++++ Supplied material

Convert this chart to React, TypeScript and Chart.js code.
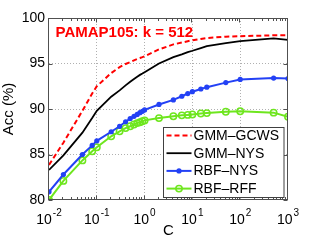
import React, { useEffect, useRef } from 'react';
import { Chart, registerables } from 'chart.js';

Chart.register(...registerables);

// ---- data ----
const cValues = [0.01, 0.02, 0.05, 0.08, 0.1, 0.2, 0.3, 0.4, 0.5, 0.6, 0.7, 0.8, 0.9, 1, 2, 4, 6, 8, 10, 15, 20, 50, 100, 500, 1000];
const gmmGcws = [83.85, 86.3, 89.8, 91.7, 92.5, 93.95, 94.6, 94.95, 95.15, 95.35, 95.5, 95.6, 95.7, 95.8, 96.55, 97.1, 97.3, 97.45, 97.55, 97.7, 97.8, 97.95, 98.0, 98.1, 98.1];
const gmmNys = [83.3, 84.9, 87.4, 89.0, 89.8, 91.35, 92.05, 92.6, 93.0, 93.3, 93.55, 93.75, 93.9, 94.05, 95.0, 95.7, 96.0, 96.25, 96.4, 96.7, 96.9, 97.25, 97.45, 97.75, 97.6];
const rbfNys = [80.9, 82.8, 85.0, 86.0, 86.5, 87.5, 88.1, 88.6, 88.95, 89.2, 89.4, 89.6, 89.75, 89.9, 90.5, 91.0, 91.4, 91.7, 91.9, 92.2, 92.4, 92.9, 93.25, 93.4, 93.35];
const rbfRff = [80.0, 82.1, 84.35, 85.35, 85.8, 87.0, 87.55, 87.9, 88.1, 88.3, 88.45, 88.55, 88.65, 88.75, 89.0, 89.2, 89.3, 89.35, 89.4, 89.5, 89.55, 89.7, 89.75, 89.6, 89.15];
const seriesLabels = ['GMM–GCWS', 'GMM–NYS', 'RBF–NYS', 'RBF–RFF'];
const yTicks = [80, 85, 90, 95, 100];
const xExponents = [-2, -1, 0, 1, 2, 3];
const chartTitle = 'PAMAP105: k = 512';
const xTitle = 'C';
const yTitle = 'Acc (%)';

const FONT = '"Liberation Sans", Arial, Helvetica, sans-serif';

const isDecade = (v: number) => {
  const l = Math.log10(v);
  return Math.abs(l - Math.round(l)) < 1e-9;
};

const decorPlugin = {
  id: 'decor',
  afterDraw(chart: any) {
    const { ctx, chartArea: a, scales } = chart;
    const xs = scales.x;
    const ys = scales.y;
    ctx.save();

    // frame
    ctx.strokeStyle = '#505050';
    ctx.lineWidth = 1;
    ctx.setLineDash([]);
    const L = Math.round(a.left) - 0.5;
    const R = Math.round(a.right) - 0.5;
    const T = Math.round(a.top) + 0.5;
    const B = Math.round(a.bottom) - 0.5;
    ctx.strokeRect(L, T, R - L, B - T);

    // inward ticks
    ctx.beginPath();
    for (const e of xExponents) {
      for (let k = 1; k <= 9; k++) {
        const v = k * Math.pow(10, e);
        if (v < xs.min - 1e-12 || v > xs.max + 1e-9) continue;
        const px = Math.round(xs.getPixelForValue(v)) - 0.5;
        const len = k === 1 ? 4 : 2.5;
        ctx.moveTo(px, B);
        ctx.lineTo(px, B - len);
        ctx.moveTo(px, T);
        ctx.lineTo(px, T + len);
      }
    }
    for (const t of yTicks) {
      const py = Math.round(ys.getPixelForValue(t)) + 0.5;
      ctx.moveTo(L, py);
      ctx.lineTo(L + 4, py);
      ctx.moveTo(R, py);
      ctx.lineTo(R - 4, py);
    }
    ctx.stroke();

    // x tick labels with superscripts
    ctx.fillStyle = '#000';
    ctx.textBaseline = 'alphabetic';
    ctx.textAlign = 'left';
    for (const e of xExponents) {
      const px = xs.getPixelForValue(Math.pow(10, e));
      const base = '10';
      const exp = String(e);
      ctx.font = `14px ${FONT}`;
      const wb = ctx.measureText(base).width;
      ctx.font = `10px ${FONT}`;
      const we = ctx.measureText(exp).width;
      const x0 = px - (wb + we + 1) / 2;
      ctx.font = `14px ${FONT}`;
      ctx.fillText(base, x0, a.bottom + 23.5);
      ctx.font = `10px ${FONT}`;
      ctx.fillText(exp, x0 + wb + 1, a.bottom + 15.5);
    }

    // in-plot title
    ctx.font = `bold 15px ${FONT}`;
    ctx.fillStyle = '#ff0000';
    ctx.textBaseline = 'middle';
    ctx.fillText(chartTitle, a.left + 6.5, a.top + 15);

    // legend
    const lx = 163.5, ly = 127.5, lw = 120.5, lh = 70;
    ctx.fillStyle = '#fff';
    ctx.fillRect(lx, ly, lw, lh);
    ctx.strokeStyle = '#404040';
    ctx.lineWidth = 1;
    ctx.strokeRect(lx, ly, lw, lh);
    chart.data.datasets.forEach((ds: any, i: number) => {
      const cy = ly + 8 + i * 17.7;
      const x1 = lx + 3, x2 = lx + 28;
      ctx.save();
      ctx.strokeStyle = ds.borderColor;
      ctx.lineWidth = ds.borderWidth;
      ctx.setLineDash(ds.borderDash || []);
      ctx.beginPath();
      ctx.moveTo(x1, cy);
      ctx.lineTo(x2, cy);
      ctx.stroke();
      ctx.setLineDash([]);
      if (ds.pointRadius > 0) {
        ctx.beginPath();
        ctx.arc((x1 + x2) / 2, cy, ds.pointRadius, 0, Math.PI * 2);
        ctx.fillStyle = ds.pointBackgroundColor;
        ctx.fill();
        if (ds.pointBorderWidth > 0) {
          ctx.strokeStyle = ds.pointBorderColor;
          ctx.lineWidth = ds.pointBorderWidth;
          ctx.stroke();
        }
      }
      ctx.restore();
      ctx.fillStyle = '#000';
      ctx.font = `14px ${FONT}`;
      ctx.textBaseline = 'middle';
      ctx.textAlign = 'left';
      ctx.fillText(ds.label, x2 + 2, cy + 0.5);
    });

    ctx.restore();
  },
};

export default function App() {
  const ref = useRef<HTMLCanvasElement | null>(null);
  useEffect(() => {
    if (!ref.current) return;
    const mk = (arr: number[]) => cValues.map((c, i) => ({ x: c, y: arr[i] }));
    const blue = 'rgb(35,65,245)';
    const green = 'rgb(110,230,30)';
    const chart = new Chart(ref.current, {
      type: 'line',
      data: {
        datasets: [
          { label: seriesLabels[0], data: mk(gmmGcws), borderColor: '#ff0000', borderWidth: 2, borderDash: [5, 3], pointRadius: 0, pointBorderWidth: 0, pointBackgroundColor: '#ff0000', tension: 0 },
          { label: seriesLabels[1], data: mk(gmmNys), borderColor: '#000000', borderWidth: 1.8, pointRadius: 0, pointBorderWidth: 0, pointBackgroundColor: '#000', tension: 0 },
          { label: seriesLabels[2], data: mk(rbfNys), borderColor: blue, borderWidth: 2, pointRadius: 2.6, pointBorderWidth: 0, pointBackgroundColor: blue, pointBorderColor: blue, tension: 0 },
          { label: seriesLabels[3], data: mk(rbfRff), borderColor: green, borderWidth: 2, pointRadius: 3.2, pointBorderWidth: 1.5, pointBackgroundColor: 'rgba(255,255,255,0)', pointBorderColor: green, tension: 0 },
        ] as any,
      },
      options: {
        animation: false,
        responsive: false,
        devicePixelRatio: 1,
        layout: { padding: { top: 18, right: 31, left: 0, bottom: 0 } },
        plugins: { legend: { display: false }, tooltip: { enabled: false }, title: { display: false } },
        scales: {
          x: {
            type: 'logarithmic',
            min: 0.01,
            max: 1000,
            ticks: { display: false },
            grid: {
              drawTicks: false,
              color: (c: any) => {
                const v = c.tick && c.tick.value;
                if (!v) return 'transparent';
                return isDecade(v) && v > 0.011 && v < 999 ? '#b0b0b0' : 'transparent';
              },
            },
            border: { display: false, dash: [1, 2] },
            title: { display: true, text: xTitle, color: '#000', font: { family: FONT, size: 15 }, padding: { top: 0, bottom: 0 } },
            afterFit: (s: any) => { s.height = 40; },
          },
          y: {
            min: 80,
            max: 100,
            ticks: { stepSize: 5, color: '#000', font: { family: FONT, size: 14 }, padding: 4 },
            grid: {
              drawTicks: false,
              color: (c: any) => {
                const v = c.tick && c.tick.value;
                return v > 80 && v < 100 ? '#b0b0b0' : 'transparent';
              },
            },
            border: { display: false, dash: [1, 2] },
            title: { display: true, text: yTitle, color: '#000', font: { family: FONT, size: 15 }, padding: { top: 0, bottom: 0 } },
            afterFit: (s: any) => { s.width = 49; },
          },
        },
      } as any,
      plugins: [decorPlugin],
    });
    return () => chart.destroy();
  }, []);
  return (
    <div style={{ position: 'absolute', left: 0, top: 0, width: 319, height: 240, background: '#fff' }}>
      <canvas ref={ref} width={319} height={240} style={{ display: 'block' }} />
    </div>
  );
}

++++++++

What is expected -> Starting at the first line of the material, output exactly the lines up to and including the one with "Chart.register(...registerables);". Do not include the pictures.

Response ->
Convert this chart to React, TypeScript and Chart.js code.
import React, { useEffect, useRef } from 'react';
import { Chart, registerables } from 'chart.js';

Chart.register(...registerables);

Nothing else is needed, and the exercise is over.